3D Quantitative Mineral Characterization of Particles Using X-ray Computed Tomography

Abstract

A new method to measure and quantify the 3D mineralogical composition of particulate materials using X-ray computed micro-tomography (CT) is presented. The new method is part of a workflow designed to standardize the analysis of particles based on their microstructures without the need to segment the individual classes or grains. Classification follows a decision tree with criteria derived from particle histogram parameters that are specific to each microstructure, which in turn can be identified by 2D-based automated quantitative mineralogy. The quantification of mineral abundances is implemented at the particle level according to the complexity of the particle by taking into consideration the partial volume effect at interphases.
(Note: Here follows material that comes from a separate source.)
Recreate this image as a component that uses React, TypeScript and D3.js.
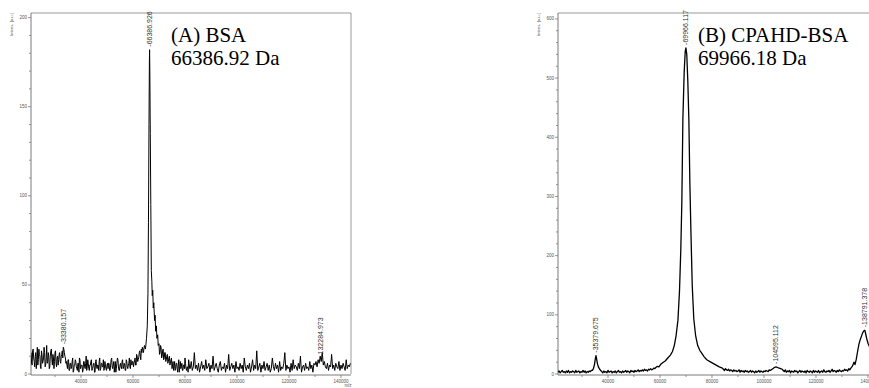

The new method was tested on two samples with different particle size distributions from a carbonate rock containing various microstructures and phases. The method allowed differentiation and quantification of more mineral classes than traditional 3D image segmentation that uses only the grey-scale for mineral classification. Nevertheless, due to lower spatial resolution and lack of chemical information, not all phases identified in 2D could be distinguished. However, quantification of the mineral classes that could be distinguished was more representative than their 2D quantification, especially for coarser particle sizes and for minor phases. Therefore, the new 3D method shows great potential as a complement to 2D-based methods and as an alternative to traditional phase segmentation analysis of 3D images. Particle-based quantification of mineralogical and 3D geometrical properties of particles opens new applications in the raw materials and particle processing industries.